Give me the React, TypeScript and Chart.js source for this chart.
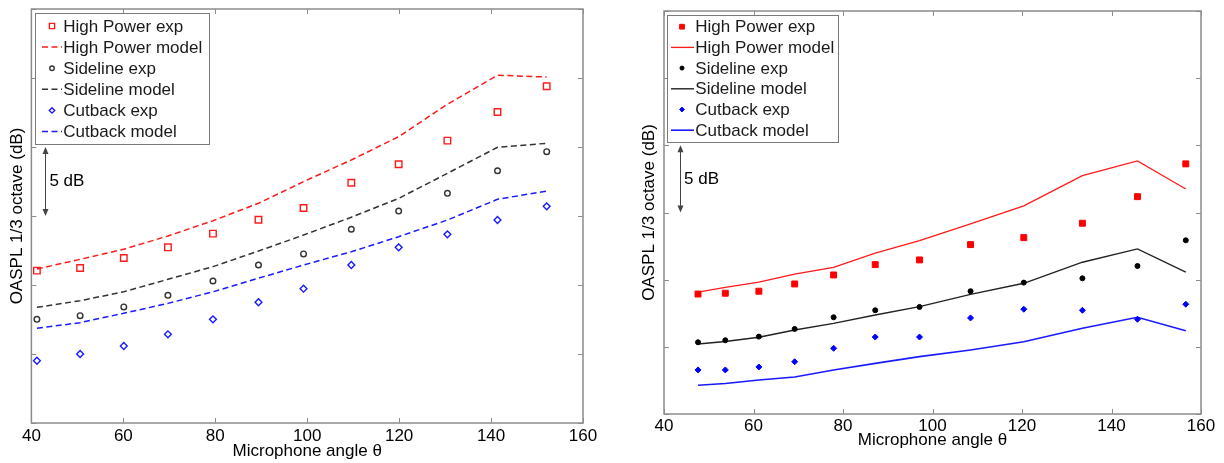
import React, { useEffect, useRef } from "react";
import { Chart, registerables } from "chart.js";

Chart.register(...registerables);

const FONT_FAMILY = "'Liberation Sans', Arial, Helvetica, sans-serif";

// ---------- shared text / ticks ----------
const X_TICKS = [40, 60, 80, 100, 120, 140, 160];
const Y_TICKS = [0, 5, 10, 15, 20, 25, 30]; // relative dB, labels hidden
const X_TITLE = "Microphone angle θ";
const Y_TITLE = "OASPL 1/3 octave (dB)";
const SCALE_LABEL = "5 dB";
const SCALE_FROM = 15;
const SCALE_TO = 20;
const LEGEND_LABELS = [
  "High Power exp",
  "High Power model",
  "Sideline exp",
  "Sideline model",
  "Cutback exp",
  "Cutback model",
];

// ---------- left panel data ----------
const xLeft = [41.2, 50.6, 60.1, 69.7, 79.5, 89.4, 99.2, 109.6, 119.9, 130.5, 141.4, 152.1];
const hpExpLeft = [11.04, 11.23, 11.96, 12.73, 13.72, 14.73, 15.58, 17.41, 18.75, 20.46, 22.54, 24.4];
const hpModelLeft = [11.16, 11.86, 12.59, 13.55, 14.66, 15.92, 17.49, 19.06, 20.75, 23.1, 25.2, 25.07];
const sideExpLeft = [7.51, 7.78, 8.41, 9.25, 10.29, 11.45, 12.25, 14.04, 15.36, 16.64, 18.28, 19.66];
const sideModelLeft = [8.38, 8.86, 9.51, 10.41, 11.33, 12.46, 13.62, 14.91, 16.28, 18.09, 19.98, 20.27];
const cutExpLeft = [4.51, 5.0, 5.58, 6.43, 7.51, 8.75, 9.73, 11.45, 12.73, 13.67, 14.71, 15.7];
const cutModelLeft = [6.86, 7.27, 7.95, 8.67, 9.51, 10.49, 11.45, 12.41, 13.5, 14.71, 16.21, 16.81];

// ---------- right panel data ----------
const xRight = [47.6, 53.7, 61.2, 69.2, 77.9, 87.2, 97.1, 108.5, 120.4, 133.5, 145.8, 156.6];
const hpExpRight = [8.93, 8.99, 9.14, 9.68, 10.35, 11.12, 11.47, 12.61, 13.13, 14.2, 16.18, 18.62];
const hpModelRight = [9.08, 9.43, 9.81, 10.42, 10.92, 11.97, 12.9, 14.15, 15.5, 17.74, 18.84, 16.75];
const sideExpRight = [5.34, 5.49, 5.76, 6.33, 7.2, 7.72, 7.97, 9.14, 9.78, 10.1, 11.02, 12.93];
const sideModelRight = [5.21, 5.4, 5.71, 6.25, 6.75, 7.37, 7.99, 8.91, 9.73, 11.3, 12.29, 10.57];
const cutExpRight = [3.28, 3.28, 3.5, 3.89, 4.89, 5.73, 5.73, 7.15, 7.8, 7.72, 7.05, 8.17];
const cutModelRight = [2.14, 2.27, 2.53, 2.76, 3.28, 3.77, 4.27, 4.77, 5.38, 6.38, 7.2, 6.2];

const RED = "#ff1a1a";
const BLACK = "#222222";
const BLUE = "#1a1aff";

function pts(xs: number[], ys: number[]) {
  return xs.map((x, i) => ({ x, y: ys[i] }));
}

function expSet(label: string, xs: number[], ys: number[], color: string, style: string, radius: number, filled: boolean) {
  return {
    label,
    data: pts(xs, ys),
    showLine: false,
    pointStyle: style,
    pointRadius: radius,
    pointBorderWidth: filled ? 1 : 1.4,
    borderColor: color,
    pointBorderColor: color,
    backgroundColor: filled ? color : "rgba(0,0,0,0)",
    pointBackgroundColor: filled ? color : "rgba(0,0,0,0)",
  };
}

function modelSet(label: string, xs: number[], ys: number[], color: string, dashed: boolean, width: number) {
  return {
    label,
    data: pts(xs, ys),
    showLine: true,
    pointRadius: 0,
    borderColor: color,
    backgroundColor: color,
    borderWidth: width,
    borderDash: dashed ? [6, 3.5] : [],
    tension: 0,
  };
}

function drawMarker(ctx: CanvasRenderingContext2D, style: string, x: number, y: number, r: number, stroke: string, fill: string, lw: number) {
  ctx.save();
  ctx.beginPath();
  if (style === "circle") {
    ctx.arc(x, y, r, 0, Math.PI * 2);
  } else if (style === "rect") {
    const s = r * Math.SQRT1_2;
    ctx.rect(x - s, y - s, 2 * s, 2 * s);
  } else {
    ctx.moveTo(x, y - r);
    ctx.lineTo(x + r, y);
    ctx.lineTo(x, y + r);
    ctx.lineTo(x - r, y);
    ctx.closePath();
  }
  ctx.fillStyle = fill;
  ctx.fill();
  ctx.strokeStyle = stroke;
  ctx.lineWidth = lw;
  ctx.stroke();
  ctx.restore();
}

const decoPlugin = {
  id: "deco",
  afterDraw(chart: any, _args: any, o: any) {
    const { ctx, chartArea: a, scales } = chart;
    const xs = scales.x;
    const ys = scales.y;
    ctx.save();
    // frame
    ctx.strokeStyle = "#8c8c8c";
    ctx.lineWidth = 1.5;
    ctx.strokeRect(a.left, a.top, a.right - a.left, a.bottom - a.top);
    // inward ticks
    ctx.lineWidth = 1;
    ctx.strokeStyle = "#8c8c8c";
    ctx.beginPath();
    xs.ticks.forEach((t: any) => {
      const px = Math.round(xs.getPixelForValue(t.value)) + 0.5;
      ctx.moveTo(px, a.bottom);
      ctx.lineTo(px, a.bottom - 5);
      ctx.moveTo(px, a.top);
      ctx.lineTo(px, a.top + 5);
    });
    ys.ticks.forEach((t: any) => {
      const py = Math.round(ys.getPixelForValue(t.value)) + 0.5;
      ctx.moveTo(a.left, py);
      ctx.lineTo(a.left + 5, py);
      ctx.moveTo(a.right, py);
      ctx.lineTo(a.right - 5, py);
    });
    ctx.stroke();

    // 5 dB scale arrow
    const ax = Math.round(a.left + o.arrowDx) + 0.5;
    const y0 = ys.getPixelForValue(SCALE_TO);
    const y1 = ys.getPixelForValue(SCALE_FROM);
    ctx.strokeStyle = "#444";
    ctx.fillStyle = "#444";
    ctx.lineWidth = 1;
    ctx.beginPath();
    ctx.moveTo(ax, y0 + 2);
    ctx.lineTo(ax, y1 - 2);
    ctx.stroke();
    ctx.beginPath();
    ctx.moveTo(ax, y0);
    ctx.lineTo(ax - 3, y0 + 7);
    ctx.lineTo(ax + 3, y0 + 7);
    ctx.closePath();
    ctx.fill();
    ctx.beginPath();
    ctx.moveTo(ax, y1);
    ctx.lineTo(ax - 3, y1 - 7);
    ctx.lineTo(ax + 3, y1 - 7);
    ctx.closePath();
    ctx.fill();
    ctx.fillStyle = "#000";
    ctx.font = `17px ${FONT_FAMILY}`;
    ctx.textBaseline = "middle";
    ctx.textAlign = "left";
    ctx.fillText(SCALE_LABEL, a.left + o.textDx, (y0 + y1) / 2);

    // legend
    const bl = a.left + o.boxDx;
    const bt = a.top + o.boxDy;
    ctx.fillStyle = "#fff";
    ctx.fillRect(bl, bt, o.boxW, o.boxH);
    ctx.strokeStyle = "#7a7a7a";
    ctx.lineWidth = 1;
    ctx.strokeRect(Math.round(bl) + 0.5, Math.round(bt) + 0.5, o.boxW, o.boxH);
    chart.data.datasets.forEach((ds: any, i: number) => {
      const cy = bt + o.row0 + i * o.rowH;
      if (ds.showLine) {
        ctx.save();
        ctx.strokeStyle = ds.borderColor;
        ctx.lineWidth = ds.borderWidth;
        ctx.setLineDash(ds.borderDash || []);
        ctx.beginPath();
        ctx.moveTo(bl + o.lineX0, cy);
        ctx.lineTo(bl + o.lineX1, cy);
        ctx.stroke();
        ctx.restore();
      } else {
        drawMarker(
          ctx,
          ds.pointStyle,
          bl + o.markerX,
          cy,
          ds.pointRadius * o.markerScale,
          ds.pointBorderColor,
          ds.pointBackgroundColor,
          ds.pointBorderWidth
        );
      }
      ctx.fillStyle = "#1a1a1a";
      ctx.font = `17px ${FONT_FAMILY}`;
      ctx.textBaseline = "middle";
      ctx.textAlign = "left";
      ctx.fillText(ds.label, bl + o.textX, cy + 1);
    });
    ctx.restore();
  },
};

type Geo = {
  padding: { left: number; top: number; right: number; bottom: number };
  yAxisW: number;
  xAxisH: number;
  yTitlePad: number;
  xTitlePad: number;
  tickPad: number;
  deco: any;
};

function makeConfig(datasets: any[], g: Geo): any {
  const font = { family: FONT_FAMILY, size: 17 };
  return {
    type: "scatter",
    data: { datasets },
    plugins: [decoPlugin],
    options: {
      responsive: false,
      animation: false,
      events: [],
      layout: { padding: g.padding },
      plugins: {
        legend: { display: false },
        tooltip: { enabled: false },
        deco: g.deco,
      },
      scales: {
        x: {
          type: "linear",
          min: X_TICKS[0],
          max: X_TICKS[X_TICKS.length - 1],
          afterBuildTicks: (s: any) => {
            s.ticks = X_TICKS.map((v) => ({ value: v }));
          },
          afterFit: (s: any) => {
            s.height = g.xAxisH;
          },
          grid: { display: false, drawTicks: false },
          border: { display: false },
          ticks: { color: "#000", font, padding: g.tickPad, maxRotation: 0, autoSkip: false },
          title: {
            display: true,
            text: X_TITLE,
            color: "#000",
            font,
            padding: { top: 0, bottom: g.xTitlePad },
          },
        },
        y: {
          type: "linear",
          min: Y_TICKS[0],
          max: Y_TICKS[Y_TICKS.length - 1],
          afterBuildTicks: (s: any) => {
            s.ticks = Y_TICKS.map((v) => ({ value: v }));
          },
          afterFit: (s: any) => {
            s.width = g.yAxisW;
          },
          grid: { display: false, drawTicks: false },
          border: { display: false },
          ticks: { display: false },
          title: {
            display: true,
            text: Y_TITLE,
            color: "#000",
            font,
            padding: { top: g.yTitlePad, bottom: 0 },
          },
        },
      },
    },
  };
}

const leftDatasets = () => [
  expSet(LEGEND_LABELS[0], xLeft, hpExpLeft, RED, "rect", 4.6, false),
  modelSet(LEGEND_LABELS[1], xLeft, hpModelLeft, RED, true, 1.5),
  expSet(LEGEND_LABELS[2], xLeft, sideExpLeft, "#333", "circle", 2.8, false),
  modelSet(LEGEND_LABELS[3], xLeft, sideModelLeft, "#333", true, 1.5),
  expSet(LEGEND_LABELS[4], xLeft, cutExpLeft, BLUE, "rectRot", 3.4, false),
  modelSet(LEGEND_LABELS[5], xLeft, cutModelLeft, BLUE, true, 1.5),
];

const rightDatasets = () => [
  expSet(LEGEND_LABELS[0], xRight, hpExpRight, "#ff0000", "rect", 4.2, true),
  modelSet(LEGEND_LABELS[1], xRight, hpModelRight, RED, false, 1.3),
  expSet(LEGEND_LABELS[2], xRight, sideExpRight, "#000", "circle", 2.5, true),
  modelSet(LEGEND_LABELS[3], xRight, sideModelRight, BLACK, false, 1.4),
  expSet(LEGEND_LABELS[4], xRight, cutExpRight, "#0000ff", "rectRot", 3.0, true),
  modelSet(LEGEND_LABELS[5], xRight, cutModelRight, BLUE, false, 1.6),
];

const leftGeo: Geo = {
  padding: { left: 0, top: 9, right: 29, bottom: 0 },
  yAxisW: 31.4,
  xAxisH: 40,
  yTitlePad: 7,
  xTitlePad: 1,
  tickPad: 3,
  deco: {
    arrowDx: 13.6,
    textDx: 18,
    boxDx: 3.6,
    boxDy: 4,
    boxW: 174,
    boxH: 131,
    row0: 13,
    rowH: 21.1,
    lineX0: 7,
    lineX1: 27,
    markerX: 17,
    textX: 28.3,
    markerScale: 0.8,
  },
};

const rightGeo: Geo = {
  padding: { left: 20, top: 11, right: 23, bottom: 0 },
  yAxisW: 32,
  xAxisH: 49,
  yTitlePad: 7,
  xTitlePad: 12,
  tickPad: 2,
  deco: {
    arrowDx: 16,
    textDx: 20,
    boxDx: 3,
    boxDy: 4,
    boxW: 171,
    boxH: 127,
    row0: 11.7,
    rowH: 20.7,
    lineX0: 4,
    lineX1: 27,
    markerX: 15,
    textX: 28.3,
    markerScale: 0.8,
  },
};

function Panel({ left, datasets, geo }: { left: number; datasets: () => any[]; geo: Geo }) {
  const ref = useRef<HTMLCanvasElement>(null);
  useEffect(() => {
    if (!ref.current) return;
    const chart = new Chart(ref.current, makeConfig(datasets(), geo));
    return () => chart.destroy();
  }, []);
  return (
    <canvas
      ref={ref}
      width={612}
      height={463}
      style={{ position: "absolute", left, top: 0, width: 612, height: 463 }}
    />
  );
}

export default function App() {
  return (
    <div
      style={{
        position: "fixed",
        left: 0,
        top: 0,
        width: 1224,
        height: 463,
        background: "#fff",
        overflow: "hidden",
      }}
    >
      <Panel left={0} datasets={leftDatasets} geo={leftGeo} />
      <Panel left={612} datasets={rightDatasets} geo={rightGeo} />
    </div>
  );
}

----

## GOAL
Return every line in the listing that contains the word "React".

## RESULT OF THE EXERCISE
Give me the React, TypeScript and Chart.js source for this chart.
import React, { useEffect, useRef } from "react";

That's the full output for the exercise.